By Michael F. Roizen | MD from Reader's Digest | February 2007
Floss your teeth regularly.
Avoiding periodontal disease prevents inflammation in the arteries, which helps you head off heart disease. Most people don’t know that your oral health affects all your arterial health, and that includes blood flow to the heart and sexual organs, and maybe even wrinkles on your skin.
Eat no more than 20 grams of saturated fat a day and as little trans fat as possible.
Saturated fat and trans fats lead to inflammation in the arteries. A cinnamon roll may have 7 grams of saturated fat. A 4-ounce slice of roast pork tenderloin has about 4 grams. Trans fats (partially hydrogenated oils), found in many processed and baked foods, are probably at least as bad as saturated fats, and maybe a little worse.

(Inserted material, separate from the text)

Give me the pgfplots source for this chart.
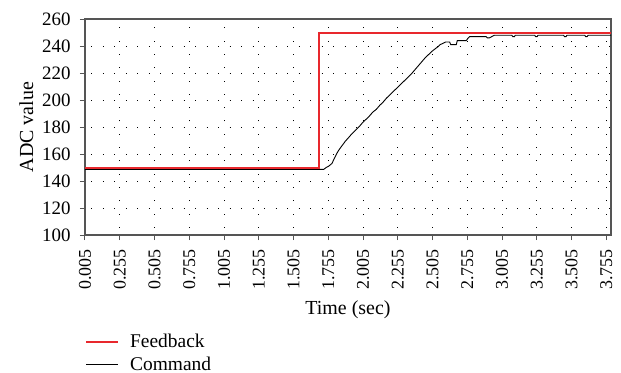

Read labels and throw out all food that has sugar in the first five ingredients.
Don’t be fooled by foods that are low in fat but high in sugar. The sugar causes inflammation. And if you eat more sugar than you need, it gets morphed into omentum fat, that dangerous fat around the belly. For a while in the 1990s, many people used “low fat” salad dressings that turned out to be loaded with calorie-laden sugar. And those dressings didn’t contain any good fats like olive oil, which are beneficial. Healthy fats are better than empty sugar calories. (Because the sugar in fruit is in a complex carbohydrate, it’s usually fine.)
Have a glass of wine or beer today.
We’re not sure why; there may be an anti-inflammatory effect. But it’s a consistent finding that teetotalers have a higher risk of heart disease than people who drink a little, and people who drink a lot have little heart disease but tend to die of cancer. Seven drinks on Friday night is not the same as one every night! We know there are serious dangers to drinking, but still, any kind of alcohol in moderation is good for arteries.
Eat 9 servings of colorful fruits and vegetables a day.
That comes with a lot of fiber, and you shouldn’t increase to that amount all at once or people won’t stay in the same room with you! But you’ll adjust in 2 to 6 weeks. Make sure you wash fresh produce carefully and thoroughly. There are farmers’ markets all over the country now. If you try fresh locally grown veggies prepared well, you’ll be amazed at how good they taste.